Not being close to it, I find myself imagining us putting out the message "We just want to get the Taliban and we can be friends with anybody else.". But then I imagine chinese army paratroopers in missouri telling the natives "We just want to kill off the Baptists, nobody else, and we'll help the new evolutionist atheist government in Jefferson City turn this place into an earthly paradise.".
It's hard for a civilian in the USA to get the big picture plus a lot of details. It's hard to tell whether anybody has that, or if somebody does -- who listens to them.
But it increasingly seems to me, from the distorted picture that's available, that if our goals in afghanistan require lots of US combat soldiers at the end of that tortured supply line, that something is wrong. Who are our friends in afghanistan and why can't they do most of the fighting? Who is our enemy and why are they so strong?
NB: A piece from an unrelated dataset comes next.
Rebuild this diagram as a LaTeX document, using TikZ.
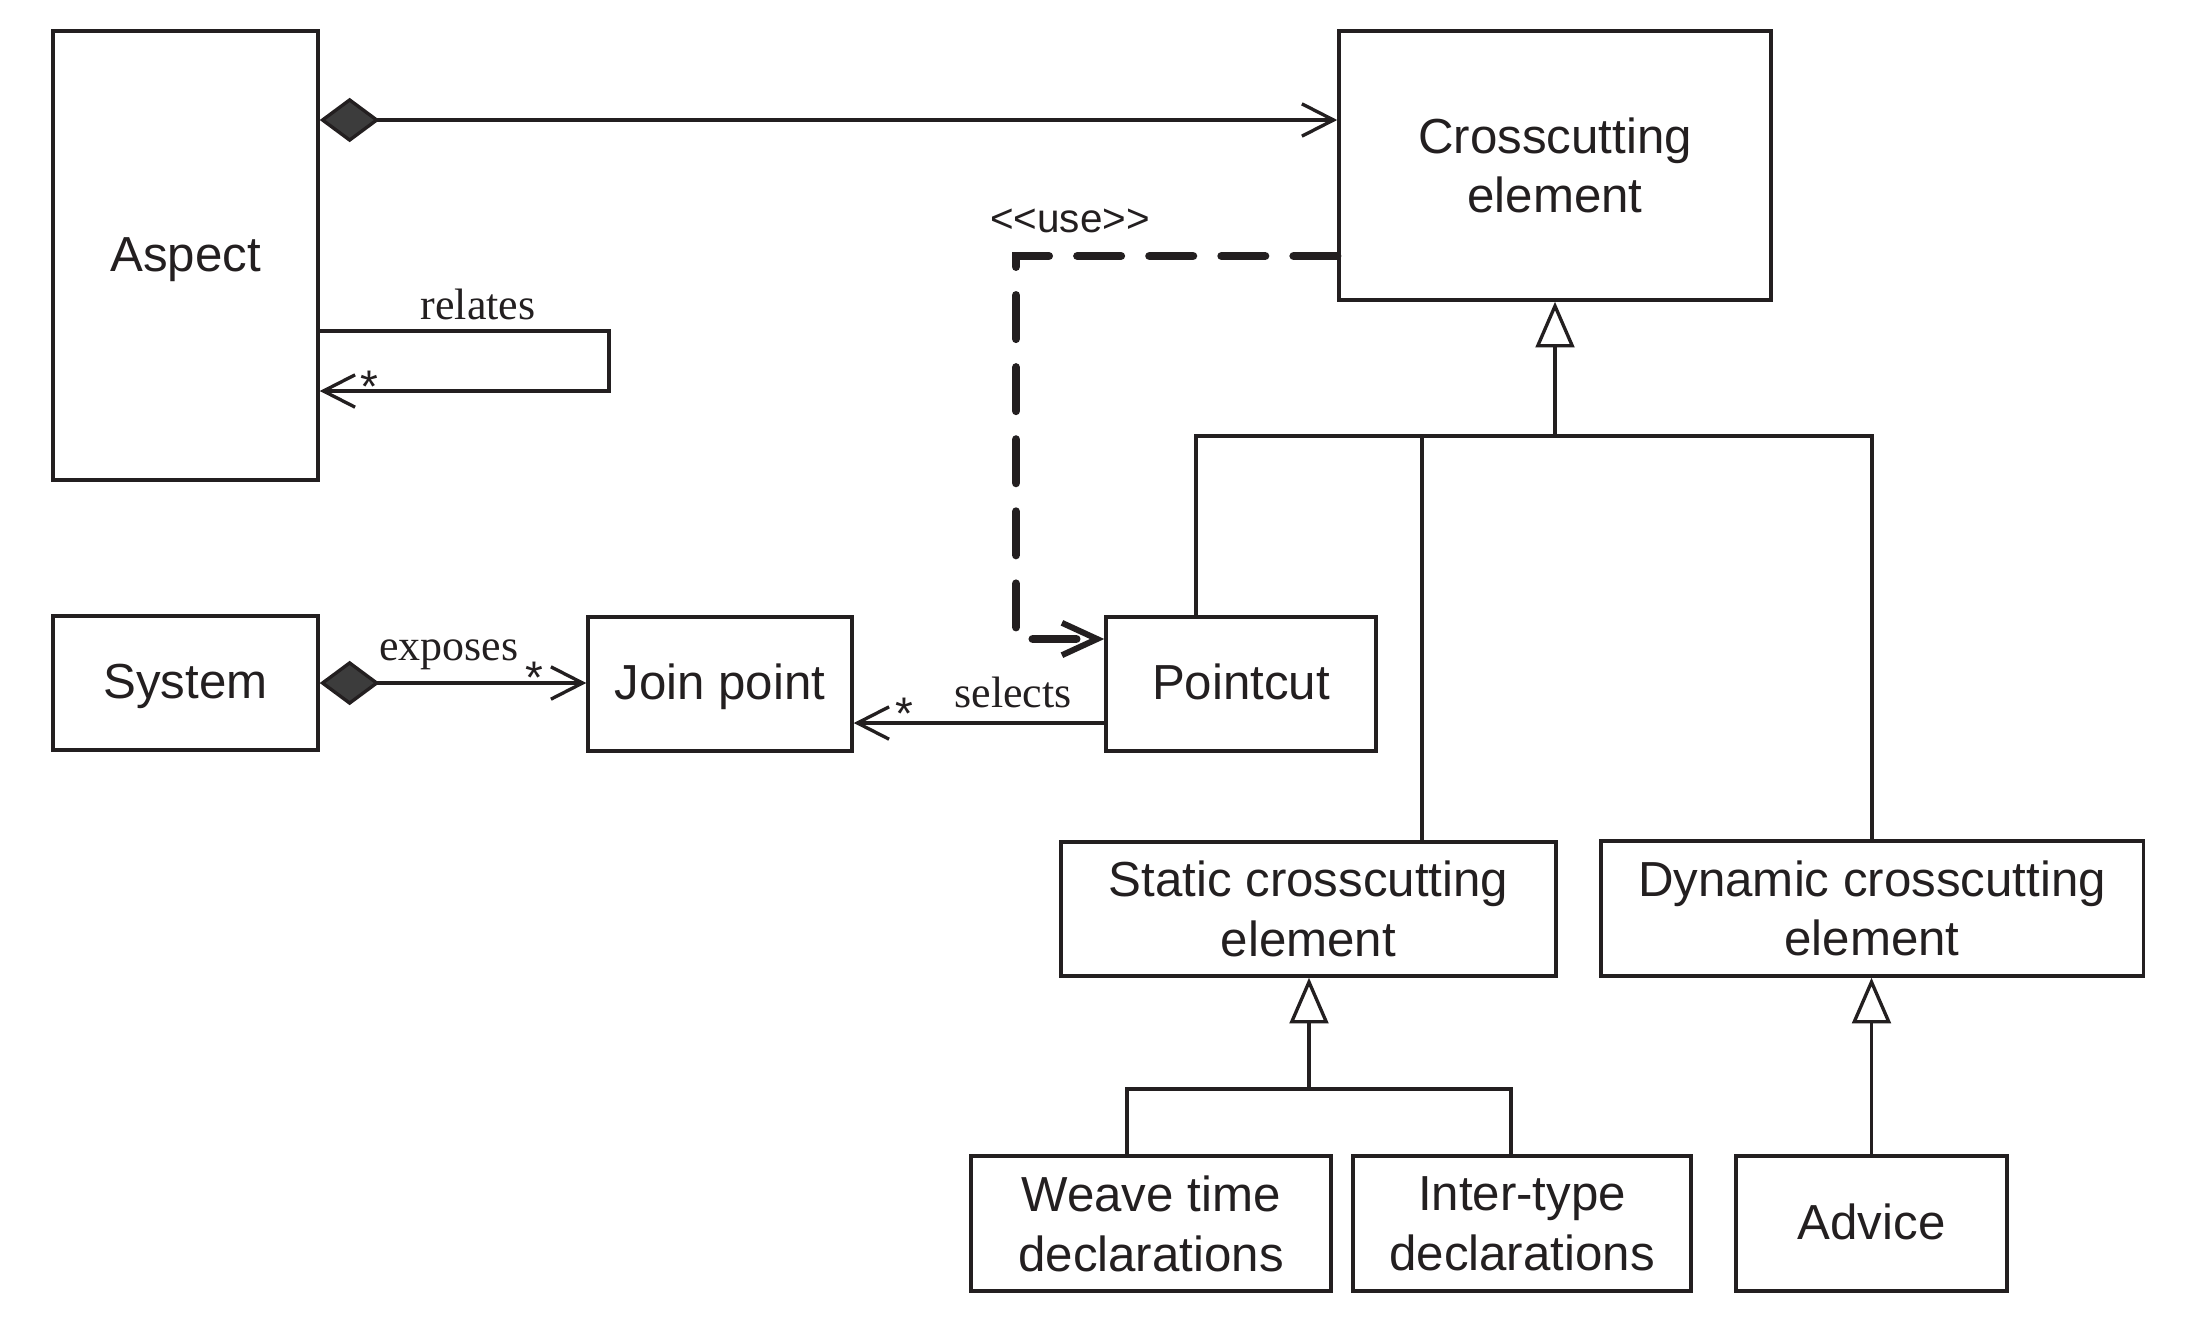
\documentclass[tikz,border=0pt]{standalone}
\usepackage{fontspec}
\setmainfont{Liberation Sans}
\newfontfamily\serifl{Liberation Serif}
\usetikzlibrary{arrows.meta}
\definecolor{ink}{HTML}{231F20}
\definecolor{dfill}{HTML}{3C3C3C}
\tikzset{
  navtip/.tip={Straight Barb[length=9pt,width=9.2pt]},
  usetip/.tip={Straight Barb[length=10pt,width=9.2pt,line width=1.7pt]},
  comptip/.tip={Diamond[length=17pt,width=12.6pt,fill=dfill]},
  gentip/.tip={Triangle[open,length=13pt,width=11pt]},
  box/.style={draw=ink, line width=0.95pt, align=center, inner sep=0pt,
              font=\fontsize{14}{17}\selectfont},
  oneline/.style={text height=10pt, text depth=1pt},
  lbl/.style={font=\serifl\fontsize{12.5}{14}\selectfont, inner sep=0pt},
  mult/.style={font=\fontsize{13}{15}\selectfont, inner sep=0pt},
  stereo/.style={font=\fontsize{11.5}{14}\selectfont, inner sep=0pt},
  conn/.style={draw=ink, line width=0.95pt},
  usedash/.style={draw=ink, line width=2.4pt, line cap=round,
                  dash pattern=on 12.4pt off 8.1pt},
}
\begin{document}
\begin{tikzpicture}[x=0.01cm, y=-0.01cm, color=ink]
\path[use as bounding box] (0,0) rectangle (2190,1333);

% boxes
\node[box, oneline, minimum width=2.65cm, minimum height=4.49cm] (aspect) at (185.5,255.5) {Aspect};
\node[box, minimum width=4.32cm, minimum height=2.69cm] (cross) at (1555,165.5) {Crosscutting\\element};
\node[box, oneline, minimum width=2.65cm, minimum height=1.34cm] (system) at (185.5,683) {System};
\node[box, oneline, minimum width=2.64cm, minimum height=1.34cm] (join) at (720,684) {Join point};
\node[box, oneline, minimum width=2.70cm, minimum height=1.34cm] (pointcut) at (1241,684) {Pointcut};
\node[box, minimum width=4.95cm, minimum height=1.34cm] (static) at (1308.5,909) {Static crosscutting\\element};
\node[box, minimum width=5.42cm, minimum height=1.35cm] (dynamic) at (1872,908.5) {Dynamic crosscutting\\element};
\node[box, minimum width=3.60cm, minimum height=1.35cm] (weave) at (1151,1223.5) {Weave time\\declarations};
\node[box, minimum width=3.38cm, minimum height=1.35cm] (inter) at (1522,1223.5) {Inter-type\\declarations};
\node[box, oneline, minimum width=2.71cm, minimum height=1.35cm] (advice) at (1871.5,1223.5) {Advice};

% helper coordinates
\coordinate (yComp) at (0,120);
\coordinate (yRelA) at (0,331);
\coordinate (yRelB) at (0,391);
\coordinate (xRel) at (609,0);
\coordinate (yUseA) at (0,256);
\coordinate (yUseB) at (0,639);
\coordinate (xUse) at (1016,0);
\coordinate (yExp) at (0,683);
\coordinate (ySel) at (0,723);
\coordinate (trunk) at (1555,436);
\coordinate (xPc) at (1196,0);
\coordinate (xSt) at (1422,0);
\coordinate (tStat) at (1309,1089);
\coordinate (xWv) at (1127,0);
\coordinate (xIt) at (1511,0);

% associations
\draw[conn, {comptip}-{navtip}] (aspect.east |- yComp) -- (cross.west |- yComp);
\draw[conn, -{navtip}] (aspect.east |- yRelA) -- (xRel |- yRelA) -- (xRel |- yRelB) -- (aspect.east |- yRelB);
\draw[conn, {comptip}-{navtip}] (system.east |- yExp) -- (join.west |- yExp);
\draw[conn, -{navtip}] (pointcut.west |- ySel) -- (join.east |- ySel);
\draw[usedash, -{usetip}] (cross.west |- yUseA) -- (xUse |- yUseA) -- (xUse |- yUseB) -- (pointcut.west |- yUseB);

% generalizations
\draw[conn, -{gentip}] (trunk) -- (cross.south);
\draw[conn] (pointcut.north -| xPc) |- (trunk) -| (dynamic.north);
\draw[conn] (xSt |- trunk) -- (static.north -| xSt);
\draw[conn, -{gentip}] (tStat) -- (static.south -| tStat);
\draw[conn] (weave.north -| xWv) |- (tStat) -| (inter.north -| xIt);
\draw[conn, -{gentip}] (advice.north) -- (dynamic.south -| advice.north);

% labels
\node[lbl, anchor=base] (lrel) at (478,319) {relates};
\node[mult, anchor=north] (mrel) at (369,370) {*};
\node[lbl, anchor=base] (lexp) at (449,660) {exposes};
\node[mult, anchor=north] (mexp) at (534,661) {*};
\node[lbl, anchor=base] (lsel) at (1013,707) {selects};
\node[mult, anchor=north] (msel) at (904,697) {*};
\node[stereo, anchor=base] (luse) at (1070,232) {<{}<use>{}>};
\end{tikzpicture}
\end{document}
And I'm starting to wonder about Taliban. At the start they seemed like a government, like a political party that had an army. But recently they've been looking more like Baptists. You can probably kill or capture the leadership of the Southern Baptist Convention and disrupt their organization to the point they can't coordinate baptist churches. But if your enemy is "the baptists" how will you know when you've won?
Brave freedom fighters
According to the wiki article, Nuristan was the first to take up arms against the Soviets, as a province.
Mullah Omar's Taliban is said to be predominantly a Pashtun movement. It's not been clarified whether the Wanat attack was Pashtun fighters, from Pakistan, indiginous Nuristani insurgents, or a mixture of each, in alliance with the Wanat police and insurgent villagers. The enemy order of battle hasn't been illuminated much, by the 15-6 or the discussion here. As we used to hear once shooting started in Iraq, 'they're terrorists now...'
The 15-6 puts Wanat just 8 Km South of Bella, where TF Rock had suffered some pretty severe casualties, and Bella was likely stalked for another major attack until that outpost was closed and Wanat VPB opened.
The US and Afghan paratroops acquited themselves bravely and well under withering fire. But something's wrong with the picture, when the hunters become the hunted in a big way. Our guys had to 'place a heavy volume of fire on the AAF and all of the buildings in Wanat, to include the Bazaar, hotel and mosque' (p18), just to barely stay alive in the town they were hoping to be protecting and connecting to the national gov't.
One thing I noticed in reading about the 173rd is that the deployed regiment may have been split between two different task forces. Detached units, especially elite troops, tend to get driven hard if the assets are temporary for that chain of command. Is this a weakness of a mix-n-match brigade system of scheduling deployments.
Towns
Walking Wounded said:
"Our guys had to 'place a heavy volume of fire on the AAF and all of the buildings in Wanat, to include the Bazaar, hotel and mosque' (p18),"
I hadn't realized that they were being shot at by the town. Doesn't this make it much less likely to be taliban and more likely to be locals? That might jive well with the skills of the attackers, if the Nuristanis there still have memories from the soviet days.
" just to barely stay alive in the town they were hoping to be protecting and connecting to the national gov't."
Well, at least thats a way to know for sure that they don't want any part of the central government. Guess the decision on whether to destroy the town or not rests on how vital the central government is to the overall strategy.
"1st Lt. Brostrom told me he
"1st Lt. Brostrom told me he wasn't sure why they were trying to do this mission so close to the end of the deployment"
This does not sound like a complaint about the mission. It sounds like a complaint about a mission.